Ok, I’ve seen two movies in recent weeks in which the plot involves long-buried 19th century American ships in remote places they shouldn’t be. The flicks were Sahara and National Treasure. In both cases, the 150+ year old gunpowder on board, despite being in an inhospitable environment and all, was not only still present, unmixed with contaminants, and chemically unchanged, it was still extremely explosive. The concatenation of these points is kinda like the thread I posted not long ago about coincidences ion the movies. But is this? Or are we entering an era when people know (or care) so little about things like the stability of gunpowder that they can accept this kinda thing?
(Of course, movies with long-dormant but still viable gunpowder aren’t new – look at A Journey to the Center of the Earth. But Verne never wrote that bit of idiocy – he’d have known better. And I’m still annoyed at centuries-old booby traps that still work perfectly, a la Indiana Jones or The Goonies. At least Carl Barks had people tending his booby traps.)

I always had the impression that the Hovitos people tended to the traps that bedevilled Indianna Jones.

I was watching the remake of Flight of the Pheonix last night, and I did get breifly annoyed when a fuel barrel explodes.

And I also noticed the same about National Treasure, RE: The gunpowder. It’s annoying and unrealistic, but it’s also a hollywood action movie staple. Anything that looks like it could explode will explode for extra dramatic effect.

He could have asked them, if only he spoke Hovitos.

People also think, as a result of the movies, that hand grenades explode with a huge blast and gouts of flame. There must be something about celluloid that makes explosives stable for long periods and downright nuclear in their effects!! :smiley:

Well, don’t forget the season finale of ** Lost **. Which included a ship where it shouldn’t have been, loaded with dynamite which shouldn’t have existed when the ship was sailing (based on the ship apparently being a slaver). At least in Lost, the explosives had deteriorated and become dangerously unstable.

So that makes three.

Still, is there anything about gunpowder in a sealed cask that would cause it to deteriorate over time, assuming that humidity can’t get to it?

Actually, blackpowder remains explosive for a very, very long time provided it is kept dry. You don’t get much drier than the Sahara…

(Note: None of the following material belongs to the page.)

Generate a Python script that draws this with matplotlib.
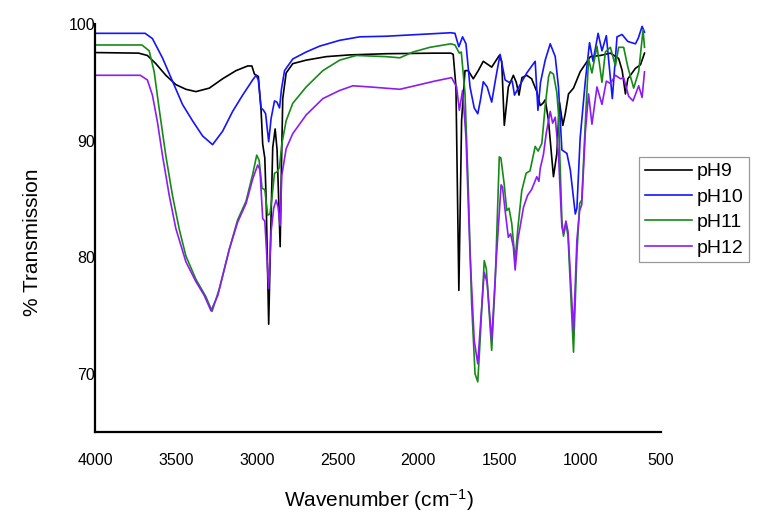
import matplotlib
matplotlib.use("Agg")
import matplotlib.pyplot as plt

plt.rcParams['font.family'] = ['Liberation Sans', 'DejaVu Sans']
plt.rcParams['mathtext.fontset'] = 'custom'
plt.rcParams['mathtext.rm'] = 'Liberation Sans'
plt.rcParams['mathtext.default'] = 'regular'

# FTIR spectra (wavenumber in cm-1, % transmission)
wn_ph9 = [4000, 3730, 3676, 3624, 3562, 3500, 3438, 3376, 3293, 3211, 3128, 3056, 3030, 3014,
          2990, 2973, 2963, 2950, 2942, 2926, 2911, 2901, 2886, 2874, 2864, 2855, 2847, 2839,
          2818, 2777, 2694, 2570, 2425, 2200, 1900, 1800, 1785, 1768, 1750, 1733, 1712, 1692,
          1661, 1630, 1599, 1547, 1500, 1485, 1469, 1444, 1425, 1413, 1395, 1378, 1360, 1330,
          1300, 1268, 1247, 1230, 1216, 1196, 1165, 1144, 1128, 1107, 1092, 1072, 1041, 1000,
          937, 875, 813, 762, 740, 720, 705, 658, 627, 602]
t_ph9 = [97.55, 97.5, 97.3, 96.6, 95.6, 94.8, 94.4, 94.2, 94.5, 95.3, 96.0, 96.4, 96.4, 95.7,
         95.5, 92.6, 89.7, 88.5, 85.1, 74.25, 83.6, 89.4, 91.0, 89.2, 84.9, 80.9, 87.9, 93.6,
         95.8, 96.6, 96.9, 97.2, 97.35, 97.45, 97.5, 97.5, 97.4, 94.6, 77.15, 91.75, 96.0, 96.0,
         95.3, 96.0, 96.8, 96.3, 97.3, 96.8, 91.3, 94.6, 95.2, 95.6, 95.0, 93.9, 95.4, 95.6,
         95.3, 94.2, 93.0, 93.2, 93.5, 91.75, 86.9, 88.9, 93.3, 91.3, 92.3, 94.0, 94.5, 95.9,
         97.2, 97.3, 97.5, 97.05, 96.0, 94.0, 95.3, 96.2, 96.5, 97.5]

wn_ph10 = [4000, 3690, 3645, 3583, 3521, 3459, 3397, 3335, 3273, 3211, 3149, 3087, 3025, 3004,
           2990, 2973, 2958, 2945, 2926, 2911, 2890, 2875, 2859, 2847, 2828, 2777, 2694, 2611,
           2487, 2363, 2200, 2000, 1800, 1774, 1762, 1750, 1727, 1706, 1681, 1655, 1633, 1615,
           1599, 1575, 1547, 1520, 1495, 1464, 1440, 1420, 1406, 1371, 1330, 1278, 1261, 1245,
           1216, 1185, 1154, 1134, 1113, 1082, 1061, 1030, 1020, 1000, 968, 942, 920, 889,
           865, 838, 801, 772, 741, 705, 658, 640, 617, 602]
t_ph10 = [99.2, 99.2, 98.75, 97.1, 95.1, 93.1, 91.7, 90.4, 89.65, 90.8, 92.5, 93.9, 95.2, 95.6,
          95.2, 92.8, 92.6, 92.3, 89.9, 91.9, 93.4, 93.3, 92.8, 94.4, 96.0, 97.0, 97.6, 98.1,
          98.6, 98.9, 98.95, 99.1, 99.25, 99.2, 98.6, 98.05, 98.9, 98.3, 94.6, 92.8, 92.3, 93.6,
          95.05, 94.6, 93.3, 95.5, 97.4, 95.2, 95.0, 95.1, 93.9, 94.8, 95.8, 96.8, 92.6, 95.0,
          96.9, 98.3, 97.2, 94.6, 89.2, 88.9, 87.5, 83.7, 84.2, 90.2, 95.1, 98.4, 96.8, 99.2,
          97.7, 99.0, 93.6, 98.9, 99.1, 98.5, 98.3, 98.8, 99.8, 99.3]

wn_ph11 = [4000, 3710, 3665, 3634, 3603, 3562, 3521, 3479, 3438, 3376, 3314, 3276, 3231, 3169,
           3118, 3066, 3025, 3000, 2985, 2967, 2950, 2932, 2918, 2905, 2890, 2875, 2859, 2845,
           2818, 2777, 2694, 2591, 2487, 2384, 2200, 2115, 2033, 1929, 1800, 1774, 1747, 1735,
           1712, 1692, 1671, 1650, 1633, 1620, 1593, 1580, 1547, 1525, 1500, 1490, 1470, 1454,
           1440, 1423, 1402, 1385, 1361, 1334, 1310, 1278, 1260, 1237, 1216, 1195, 1185, 1165,
           1144, 1134, 1113, 1103, 1088, 1075, 1041, 1020, 1003, 990, 968, 948, 927, 896,
           865, 844, 813, 782, 762, 731, 705, 669, 638, 611, 602]
t_ph11 = [98.2, 98.2, 97.7, 95.9, 92.7, 88.7, 85.3, 82.4, 80.1, 78.1, 76.6, 75.35, 77.3, 80.7,
          83.2, 84.8, 87.1, 88.75, 88.3, 85.9, 85.8, 83.6, 83.7, 85.2, 87.2, 87.3, 87.7, 89.7,
          91.7, 93.2, 94.6, 96.0, 96.9, 97.3, 97.2, 97.1, 97.6, 98.0, 98.3, 98.2, 97.5, 97.6,
          94.05, 86.0, 76.0, 70.0, 69.3, 72.5, 79.7, 79.0, 72.0, 78.0, 88.6, 88.5, 86.3, 84.0,
          84.2, 82.9, 79.7, 82.5, 85.7, 87.2, 87.4, 89.5, 89.1, 89.75, 93.0, 95.5, 95.9, 95.7,
          94.1, 92.3, 83.2, 81.8, 82.9, 81.8, 71.85, 80.3, 84.6, 84.9, 91.5, 97.0, 95.8, 98.1,
          95.0, 97.6, 98.0, 96.4, 98.0, 98.0, 96.3, 94.5, 95.9, 99.5, 98.0]

wn_ph12 = [4000, 3720, 3676, 3645, 3614, 3583, 3541, 3500, 3438, 3376, 3324, 3283, 3241, 3169,
           3118, 3066, 3025, 2994, 2980, 2963, 2950, 2926, 2911, 2895, 2880, 2868, 2855, 2845,
           2818, 2777, 2694, 2591, 2487, 2405, 2300, 2115, 1991, 1900, 1795, 1764, 1747, 1727,
           1706, 1681, 1655, 1633, 1615, 1593, 1575, 1547, 1520, 1489, 1480, 1464, 1444, 1430,
           1413, 1402, 1385, 1350, 1325, 1300, 1268, 1255, 1247, 1227, 1210, 1185, 1170, 1154,
           1134, 1113, 1103, 1088, 1075, 1041, 1020, 1003, 990, 968, 948, 927, 896, 865,
           838, 813, 782, 750, 731, 700, 673, 638, 617, 602]
t_ph12 = [95.6, 95.6, 95.2, 93.9, 91.6, 88.75, 85.3, 82.45, 79.6, 77.9, 76.7, 75.4, 76.7, 80.7,
          83.0, 84.6, 86.7, 87.9, 87.5, 83.3, 83.1, 77.3, 82.2, 84.2, 84.9, 84.3, 82.7, 87.0,
          89.3, 90.6, 92.2, 93.6, 94.3, 94.7, 94.6, 94.4, 94.8, 95.1, 95.4, 94.6, 92.6, 94.3,
          90.3, 80.3, 72.85, 70.85, 74.5, 78.7, 77.8, 72.85, 79.5, 86.2, 86.0, 84.0, 81.7, 82.0,
          80.9, 78.9, 81.5, 84.3, 85.3, 85.8, 86.9, 86.5, 87.6, 88.8, 90.6, 92.5, 91.5, 92.0,
          88.8, 82.6, 82.0, 83.1, 82.2, 73.6, 81.5, 84.0, 84.5, 90.7, 94.0, 91.4, 94.6, 93.1,
          95.1, 94.9, 95.6, 95.3, 95.4, 93.8, 93.4, 94.7, 93.7, 95.9]

labels = ['pH9', 'pH10', 'pH11', 'pH12']
colors = ['#000000', '#1414ff', '#168a16', '#8c1cf5']

fig = plt.figure(figsize=(7.72, 5.24), dpi=100)
ax = fig.add_axes([95 / 772, 1 - 432 / 524, 566 / 772, 408 / 524])

series = [(wn_ph9, t_ph9), (wn_ph10, t_ph10), (wn_ph11, t_ph11), (wn_ph12, t_ph12)]
for (wn, t), lab, c in zip(series, labels, colors):
    ax.plot(wn, t, color=c, lw=1.2, label=lab)

ax.set_xlim(4000, 500)
ax.set_ylim(65, 100)
ax.set_xticks([4000, 3500, 3000, 2500, 2000, 1500, 1000, 500])
ax.set_yticks([70, 80, 90, 100])
ax.spines['top'].set_visible(False)
ax.spines['right'].set_visible(False)
ax.spines['left'].set_linewidth(1.6)
ax.spines['bottom'].set_linewidth(1.6)
ax.tick_params(axis='x', length=0, pad=15, labelsize=11.5)
ax.tick_params(axis='y', length=0, pad=0, labelsize=11.5)

ax.set_xlabel('Wavenumber (cm$^{-1}$)', fontsize=15)
ax.set_ylabel('% Transmission', fontsize=15)
ax.xaxis.set_label_coords(0.502, -0.135)
ax.yaxis.set_label_coords(-0.094, 0.466)

leg = ax.legend(loc='upper left', bbox_to_anchor=(639 / 772, 1 - 157 / 524),
                bbox_transform=fig.transFigure, borderaxespad=0, fontsize=14,
                handlelength=2.4, handletextpad=0.25, labelspacing=0.4,
                borderpad=0.3, fancybox=False, framealpha=1)
leg.get_frame().set_edgecolor('#999999')
leg.get_frame().set_linewidth(0.9)

fig.savefig('out.png', dpi=100)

Hmm…black powder contains a lot of salts, which are notoriously good at sucking out whatever moisture there is in the atmosphere. I have some British ammunition from the 1860s/1870s (Snyder and Martini rounds), in which the powder seems to have become pretty solid. I wouldn’t want to cut them open and wave a match at them (both for safety reasons, and because these are scarce collector’s items!)

I know that there are hundreds of bags of solidified WWI black powder charges sitting under a parking lot (!) at Vimy Ridge Memorial in France, part of a mining charge under then-German front line trenches that was never detonated. These were judged to be stable enough to leave in situ, but too unstable to start moving out (since that would entail drilling into the now bricklike solidified explosive, plus some of the bags may have had other more complex compounds in them, such as lyddite, ammonal, etc.)

Interesting.

Cold air can’t hold much moisture, so the casks on the ship in National Treasure would probably have stayed pretty dry. I doubt that the ship would have stayed in one piece, however. From what I’ve read, ships trapped in ice tend to get crushed fairly quickly.

Yeah, but I can see it getrting mixed with sand and dry salt pretty easy. Plus the interior of the damned vessel would get filled with the sand, too.

That’s what I found most unrealistic about National Treasure (apart from the hot lady falling for Nick Cage) was the pristine condition of the ship in the ice.

Ships trapped in ice should get crushed as the ice floats about, right? But even if they didn’t, would the hold remain dry? Wooden ships were not watertight when built, one would think that over 2 centuries, the old oakum and pitch or whatever would have lost its effectiveness in the brittle conditions and the ship would have filled with water.